Justice Collins decided there was no point in holding a judicial review because he felt a review would not affect the ultimate outcome, since the county council has the power to grant itself planning permission. He did say, though, that Transport 2000 and CPRE were "responsible claimants" and it was right to bring the issue to court, because the case was "in the public interest and in the interest of protecting the environment".
In recognition of this, he reduced Dorset County Council`s claim for costs from £22,000 to £3,500. He also added that he was surprised that Dorset County Council had granted itself planning permission, knowing the Government had just issued a direction preventing the council from doing so. He also commented that the council should have consulted the Regional Assembly before going ahead.
The two national environmental groups were represented at the hearing by the Friends of the Earth Rights and Justice Centre.
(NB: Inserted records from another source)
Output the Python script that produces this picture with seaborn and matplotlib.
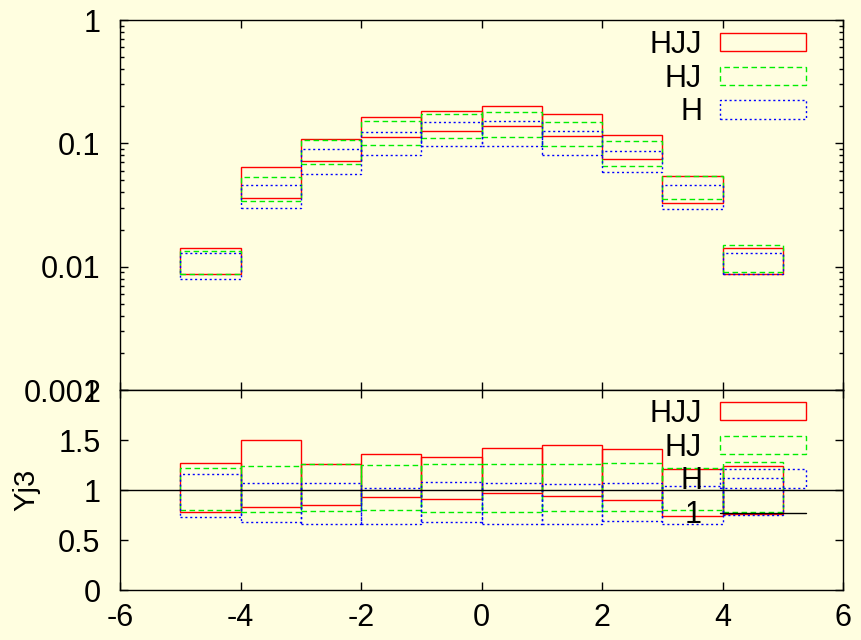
import numpy as np
import pandas as pd
import matplotlib
matplotlib.use("Agg")
import matplotlib.pyplot as plt
import seaborn as sns
from matplotlib.patches import Rectangle
from matplotlib.lines import Line2D
from matplotlib.ticker import LogLocator, NullFormatter, FixedLocator

# Bin edges (width 1, from -5 to 5)
bin_lo = [-5, -4, -3, -2, -1, 0, 1, 2, 3, 4]

# Distribution bands (upper / lower envelope per bin)
hjj_hi = [0.0141, 0.0643, 0.108, 0.164, 0.184, 0.201, 0.173, 0.116, 0.0543, 0.0143]
hjj_lo = [0.0087, 0.0360, 0.0722, 0.1125, 0.127, 0.137, 0.114, 0.0741, 0.0328, 0.0088]
hj_hi = [0.0135, 0.0533, 0.106, 0.152, 0.174, 0.178, 0.150, 0.104, 0.0543, 0.0149]
hj_lo = [0.0088, 0.0340, 0.0675, 0.0969, 0.110, 0.112, 0.0957, 0.0651, 0.0354, 0.0091]
h_hi = [0.0128, 0.0459, 0.0904, 0.124, 0.149, 0.152, 0.127, 0.0871, 0.0462, 0.0130]
h_lo = [0.0080, 0.0299, 0.0564, 0.0804, 0.0951, 0.0945, 0.0804, 0.0585, 0.0295, 0.0087]

# Ratio bands
hjj_hi_r = [1.27, 1.50, 1.26, 1.36, 1.33, 1.42, 1.45, 1.41, 1.21, 1.24]
hjj_lo_r = [0.78, 0.83, 0.85, 0.93, 0.91, 0.97, 0.94, 0.90, 0.74, 0.76]
hj_hi_r = [1.22, 1.24, 1.26, 1.25, 1.26, 1.26, 1.26, 1.27, 1.22, 1.28]
hj_lo_r = [0.80, 0.78, 0.79, 0.80, 0.78, 0.78, 0.79, 0.79, 0.80, 0.78]
h_hi_r = [1.16, 1.07, 1.07, 1.02, 1.08, 1.07, 1.06, 1.07, 1.04, 1.12]
h_lo_r = [0.73, 0.68, 0.66, 0.66, 0.68, 0.66, 0.66, 0.69, 0.66, 0.75]

labels = ["HJJ", "HJ", "H"]
colors = ["#ff0000", "#00ee00", "#0000ff"]
styles = ["-", (0, (4, 2.5)), (0, (1.5, 2))]

bg = "#fffee0"
sns.set_theme(style="ticks", rc={
    "axes.facecolor": bg, "figure.facecolor": bg,
    "axes.edgecolor": "black", "axes.linewidth": 1.0,
    "text.color": "black", "axes.labelcolor": "black",
    "xtick.color": "black", "ytick.color": "black",
    "xtick.direction": "in", "ytick.direction": "in",
    "xtick.top": True, "ytick.right": True,
})
plt.rcParams["font.family"] = ["Liberation Sans", "DejaVu Sans"]
fs = 22

fig = plt.figure(figsize=(8.61, 6.40), dpi=100)
ax1 = fig.add_axes([120 / 861, 250 / 640, 723 / 861, 370 / 640])
ax2 = fig.add_axes([120 / 861, 50 / 640, 723 / 861, 200 / 640])


def draw_bands(ax, bands):
    for (hi, lo), c, ls in zip(bands, colors, styles):
        hi = np.asarray(hi)
        lo = np.asarray(lo)
        ax.bar(bin_lo, hi - lo, bottom=lo, width=1.0, align="edge",
               fill=False, edgecolor=c, linestyle=ls, linewidth=1.0)


def legend_handles():
    return [Rectangle((0, 0), 1, 1, fill=False, edgecolor=c, linestyle=ls, linewidth=1.0)
            for c, ls in zip(colors, styles)]


legend_kw = dict(loc="upper right", bbox_transform=fig.transFigure,
                 markerfirst=False, frameon=False, fontsize=fs, handlelength=2.8,
                 handleheight=0.55, labelspacing=0.12, borderpad=0, borderaxespad=0,
                 handletextpad=0.6)

# Upper panel: distributions on log scale
ax1.set_yscale("log")
draw_bands(ax1, [(hjj_hi, hjj_lo), (hj_hi, hj_lo), (h_hi, h_lo)])
ax1.set_xlim(-6, 6)
ax1.set_ylim(0.001, 1)
ax1.xaxis.set_major_locator(FixedLocator([-6, -4, -2, 0, 2, 4, 6]))
ax1.set_xticklabels([])
ax1.yaxis.set_major_locator(FixedLocator([0.001, 0.01, 0.1, 1]))
ax1.set_yticklabels(["0.001", "0.01", "0.1", "1"])
ax1.yaxis.set_minor_locator(LogLocator(base=10, subs=np.arange(2, 10)))
ax1.yaxis.set_minor_formatter(NullFormatter())
ax1.tick_params(axis="both", which="major", length=6, width=1.0, labelsize=fs, pad=14)
ax1.tick_params(axis="y", which="minor", length=3, width=1.0)

ax1.legend(legend_handles(), labels,
           bbox_to_anchor=(806 / 861, 1 - 30 / 640), **legend_kw)

# Lower panel: ratios
draw_bands(ax2, [(hjj_hi_r, hjj_lo_r), (hj_hi_r, hj_lo_r), (h_hi_r, h_lo_r)])
ax2.axhline(1.0, color="black", linewidth=1.0)
ax2.set_xlim(-6, 6)
ax2.set_ylim(0, 2)
ax2.xaxis.set_major_locator(FixedLocator([-6, -4, -2, 0, 2, 4, 6]))
ax2.set_xticklabels(["-6", "-4", "-2", "0", "2", "4", "6"])
ax2.yaxis.set_major_locator(FixedLocator([0, 0.5, 1, 1.5, 2]))
ax2.set_yticklabels(["0", "0.5", "1", "1.5", "2"])
ax2.tick_params(axis="both", which="major", length=6, width=1.0, labelsize=fs, pad=14)
ax2.tick_params(axis="x", which="major", pad=9)
ax2.set_ylabel("Yj3", fontsize=21)
ax2.yaxis.set_label_coords(-0.11, 0.5)

ax2.legend(legend_handles() + [Line2D([0], [0], color="black", linewidth=1.0)],
           labels + ["1"],
           bbox_to_anchor=(806 / 861, 1 - 399 / 640), **legend_kw)

fig.savefig("out.png", dpi=100, facecolor=bg)
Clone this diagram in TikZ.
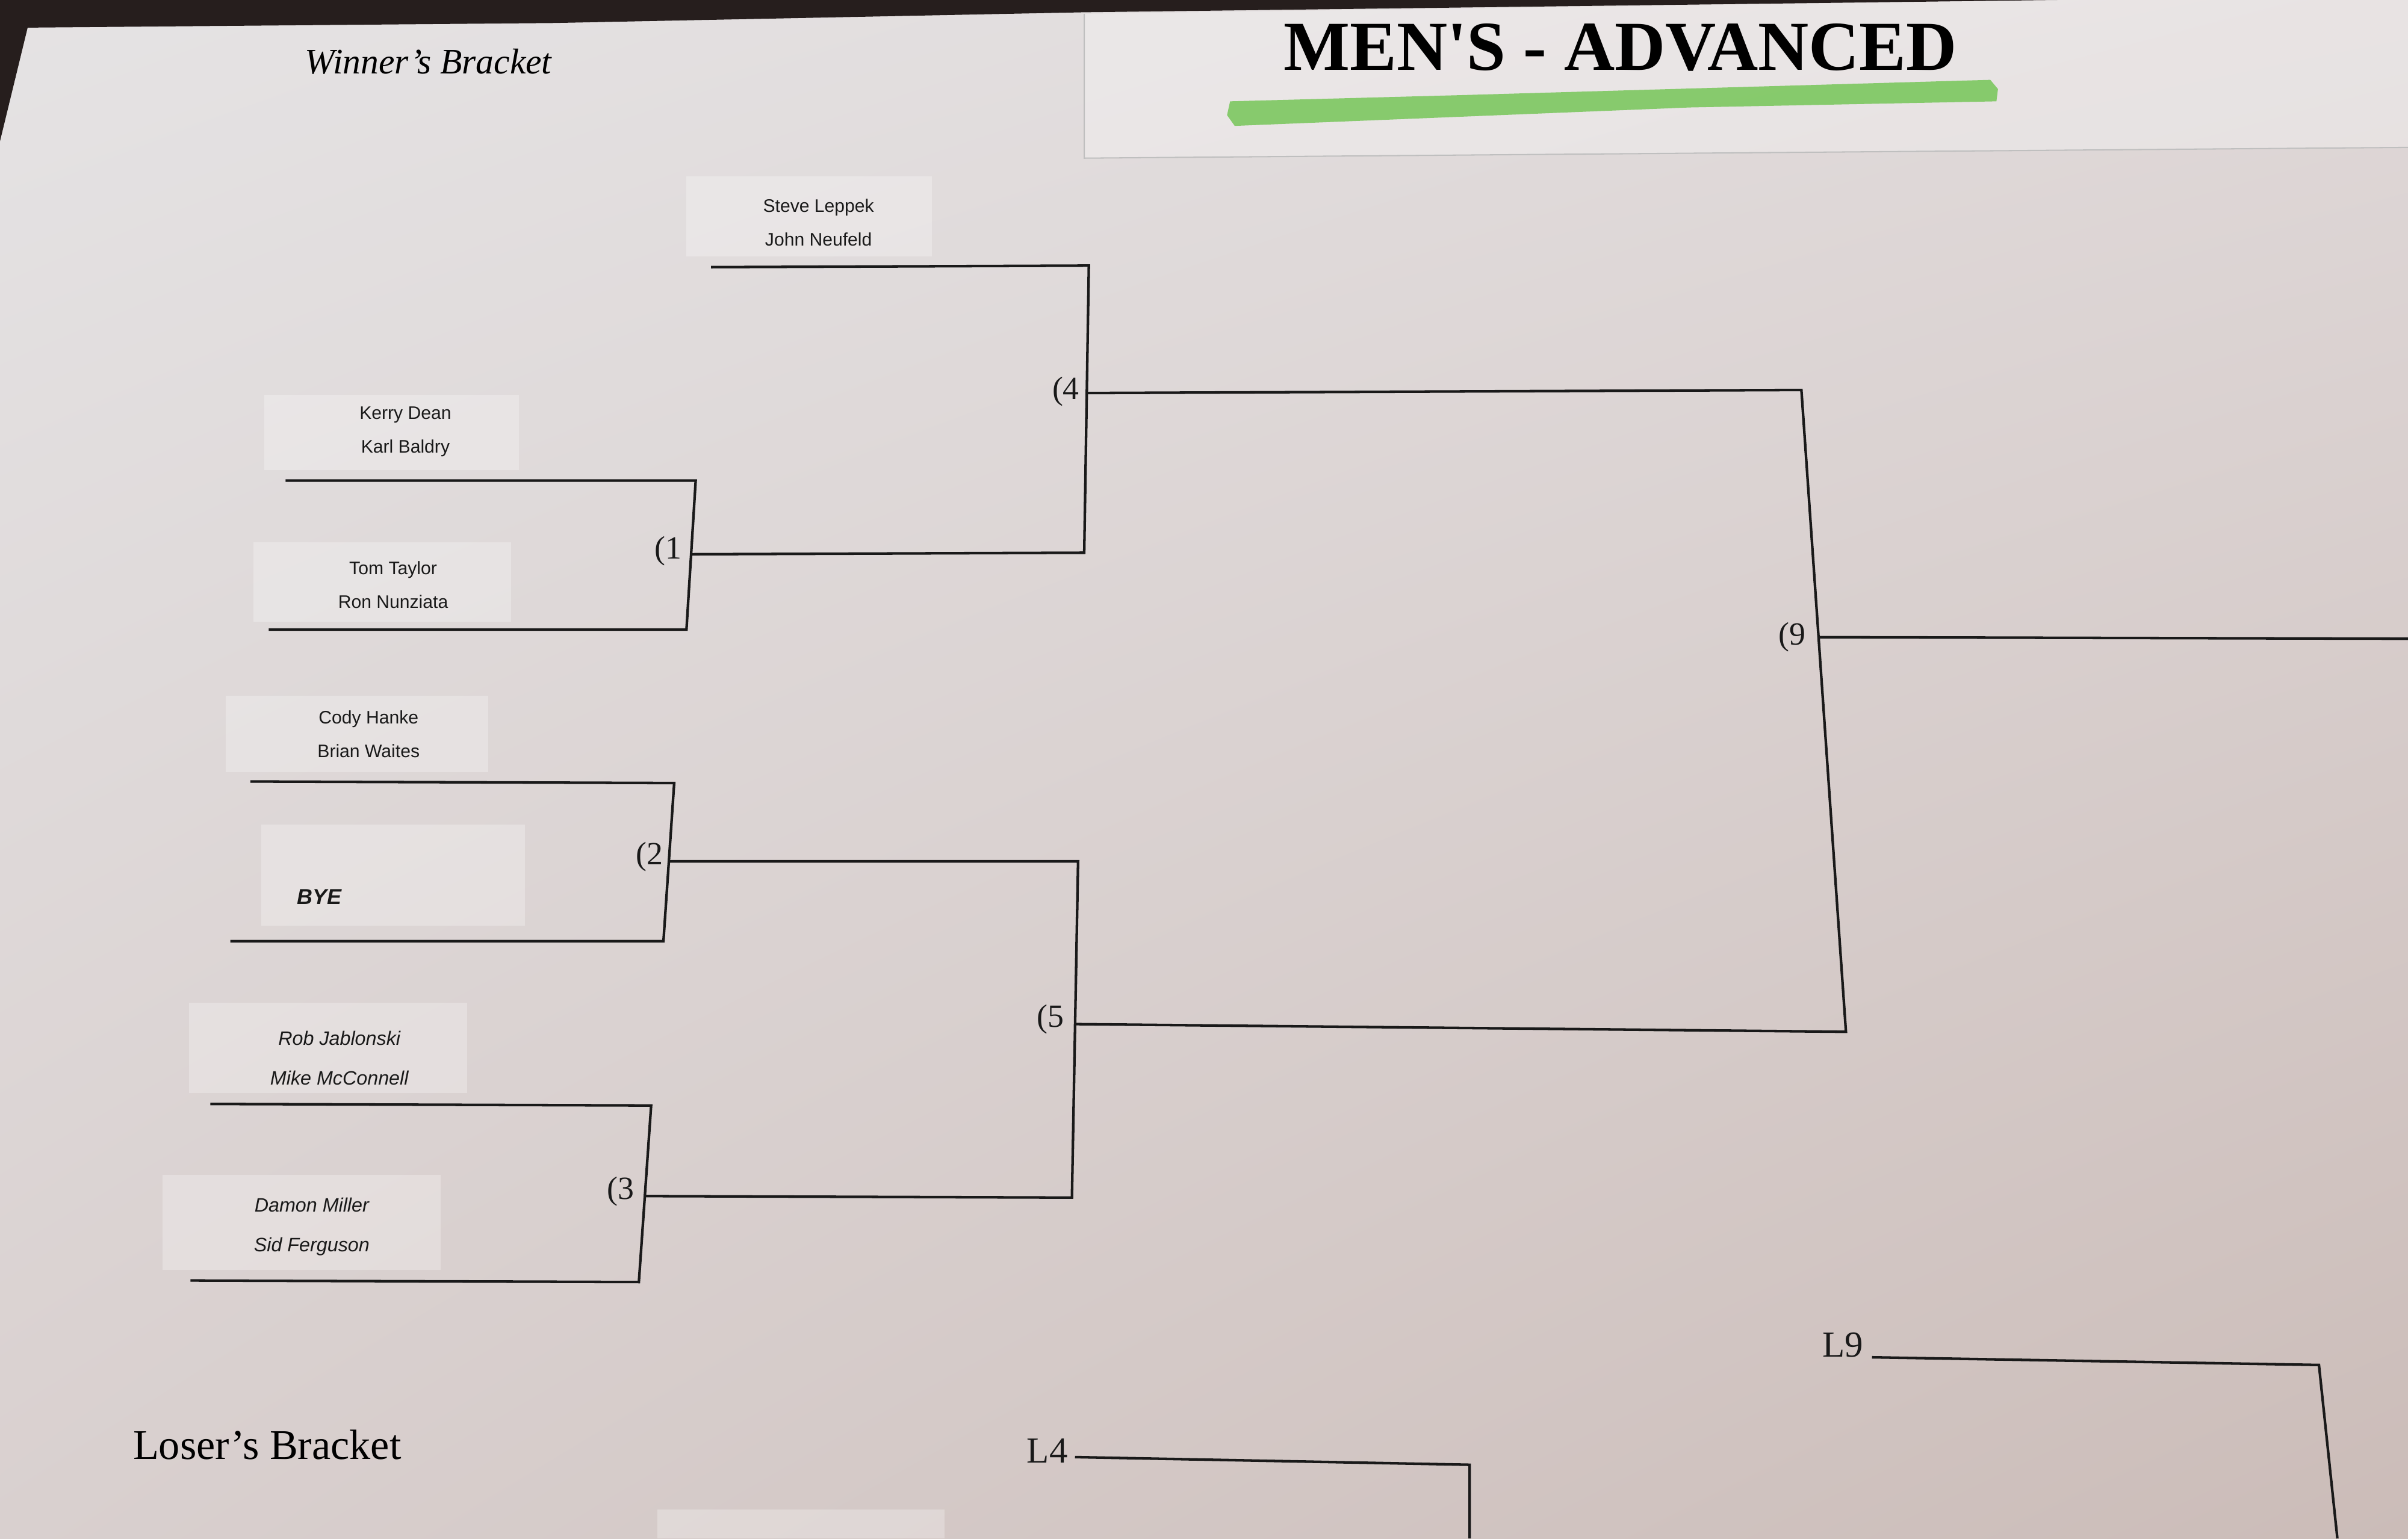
\documentclass[tikz,border=0pt]{standalone}
\usepackage{fontspec}
\usetikzlibrary{shadings}
\setmainfont{Liberation Serif}
\newfontfamily\titlefont[Ligatures=TeXOff]{Liberation Serif}
\newfontfamily\namefont{Liberation Sans}
\definecolor{paperA}{RGB}{229,227,228}
\definecolor{paperB}{RGB}{223,216,216}
\definecolor{paperC}{RGB}{217,208,207}
\definecolor{paperD}{RGB}{203,188,184}
\definecolor{darkedge}{RGB}{38,30,29}
\definecolor{marker}{RGB}{118,198,88}
\begin{document}
\begin{tikzpicture}[x=0.25mm,y=-0.25mm,
  bline/.style={line width=0.42mm, black!90},
  slip/.style={white, opacity=.27},
  names/.style={font=\namefont\fontsize{8.4}{15.6}\selectfont, align=center, inner sep=0pt, black!90},
  inames/.style={font=\namefont\itshape\fontsize{9}{18.5}\selectfont, align=center, inner sep=0pt, black!90},
  game/.style={font=\fontsize{15}{15}\selectfont, inner sep=0pt, black!90}]
\useasboundingbox (0,0) rectangle (1568,1002);
\shade[upper left=paperA, upper right=paperB, lower left=paperC, lower right=paperD] (0,0) rectangle (1568,1002);
% table edge behind the sheet
\fill[darkedge] (0,0) -- (1340,0) -- (706,8) -- (360,15) -- (18,18) -- (0,92) -- cycle;
% title strip
\fill[white, opacity=.3] (706,9) -- (1340,0) -- (1568,0) -- (1568,96) -- (706,103) -- cycle;
\draw[black!25, line width=.2mm] (706,9) -- (706,103) -- (1568,96);
\fill[marker, opacity=.85] (801,66) -- (950,62) -- (1296,52) -- (1301,58) -- (1300,66) -- (1100,70) -- (804,82) -- (799,75) -- cycle;
\node[font=\titlefont\bfseries\fontsize{32.5}{32.5}\selectfont] (title) at (1055,31) {MEN'S - ADVANCED};
\node[font=\itshape\fontsize{16.6}{16.6}\selectfont] (wb) at (279,40) {Winner's Bracket};
\node[font=\fontsize{19.6}{19.6}\selectfont] (lb) at (174,941) {Loser's Bracket};

% name slips
\fill[slip] (447,115) rectangle (607,167);
\fill[slip] (172,257) rectangle (338,306);
\fill[slip] (165,353) rectangle (333,405);
\fill[slip] (147,453) rectangle (318,503);
\fill[slip] (170,537) rectangle (342,603);
\fill[slip] (123,653) rectangle (304,712);
\fill[slip] (106,765) rectangle (287,827);
\fill[slip] (428,983) rectangle (615,1002);
\node[names] (p1) at (533,145) {Steve Leppek\\John Neufeld};
\node[names] (p2) at (264,281) {Kerry Dean\\Karl Baldry};
\node[names] (p3) at (256,381) {Tom Taylor\\Ron Nunziata};
\node[names] (p4) at (240,478) {Cody Hanke\\Brian Waites};
\node[font=\namefont\bfseries\itshape\fontsize{10}{10}\selectfont, black!90] (bye) at (208,584) {BYE};
\node[inames] (p6) at (221,689) {Rob Jablonski\\Mike McConnell};
\node[inames] (p7) at (203,799) {Damon Miller\\Sid Ferguson};

% seed lines
\coordinate (s1) at (463,174);
\coordinate (s2) at (186,313);
\coordinate (s3) at (175,410);
\coordinate (s4) at (163,509);
\coordinate (s5) at (150,613);
\coordinate (s6) at (137,719);
\coordinate (s7) at (124,834);
% games
\coordinate (g1t) at (453,313); \coordinate (g1b) at (447,410); \coordinate (g1) at (450,361);
\coordinate (g2t) at (439,510); \coordinate (g2b) at (432,613); \coordinate (g2) at (436,561);
\coordinate (g3t) at (424,720); \coordinate (g3b) at (416,835); \coordinate (g3) at (420,779);
\coordinate (g4t) at (709,173); \coordinate (g4b) at (706,360); \coordinate (g4) at (708,256);
\coordinate (g5t) at (702,561); \coordinate (g5b) at (698,780); \coordinate (g5) at (700,667);
\coordinate (g9t) at (1173,254); \coordinate (g9b) at (1202,672); \coordinate (g9) at (1184,415);
\coordinate (fin) at (1568,416);

\draw[bline] (s2) -- (g1t) -- (g1b) -- (s3);
\draw[bline] (s4) -- (g2t) -- (g2b) -- (s5);
\draw[bline] (s6) -- (g3t) -- (g3b) -- (s7);
\draw[bline] (s1) -- (g4t) -- (g4b) -- (g1);
\draw[bline] (g2) -- (g5t) -- (g5b) -- (g3);
\draw[bline] (g4) -- (g9t) -- (g9b) -- (g5);
\draw[bline] (g9) -- (fin);

\node[game] (n1) at (435,359) {(1};
\node[game] (n2) at (423,558) {(2};
\node[game] (n3) at (404,776) {(3};
\node[game] (n4) at (694,255) {(4};
\node[game] (n5) at (684,664) {(5};
\node[game] (n9) at (1167,415) {(9};

% loser's side
\node[game, font=\fontsize{17}{17}\selectfont] (l9lab) at (1200,876) {L9};
\node[game, font=\fontsize{17}{17}\selectfont] (l4lab) at (682,945) {L4};
\coordinate (l9) at (1219,884); \coordinate (l9c) at (1510,889); \coordinate (l9e) at (1522,1002);
\coordinate (l4) at (700,949); \coordinate (l4c) at (957,954); \coordinate (l4e) at (957,1002);
\draw[bline] (l9) -- (l9c) -- (l9e);
\draw[bline] (l4) -- (l4c) -- (l4e);
\end{tikzpicture}
\end{document}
The case was supported by the Woodland Trust, CPRE Dorset and Friends of the Earth.
Rebecca Lush, Transport 2000, said: "We are obviously disappointed that we will not be given the opportunity to air in court how policies to protect treasured landscapes have been ignored in the rush to bulldoze this road through. What is the point in creating policies and laws to protect the environment if we allow them to be trampled on? However the judge clearly recognised the public interest of this case. This does not mean the road will go ahead because the road scheme costs have increased dramatically, and there is no guarantee the Government will fund this increase. We will now prepare for the forthcoming public inquiry."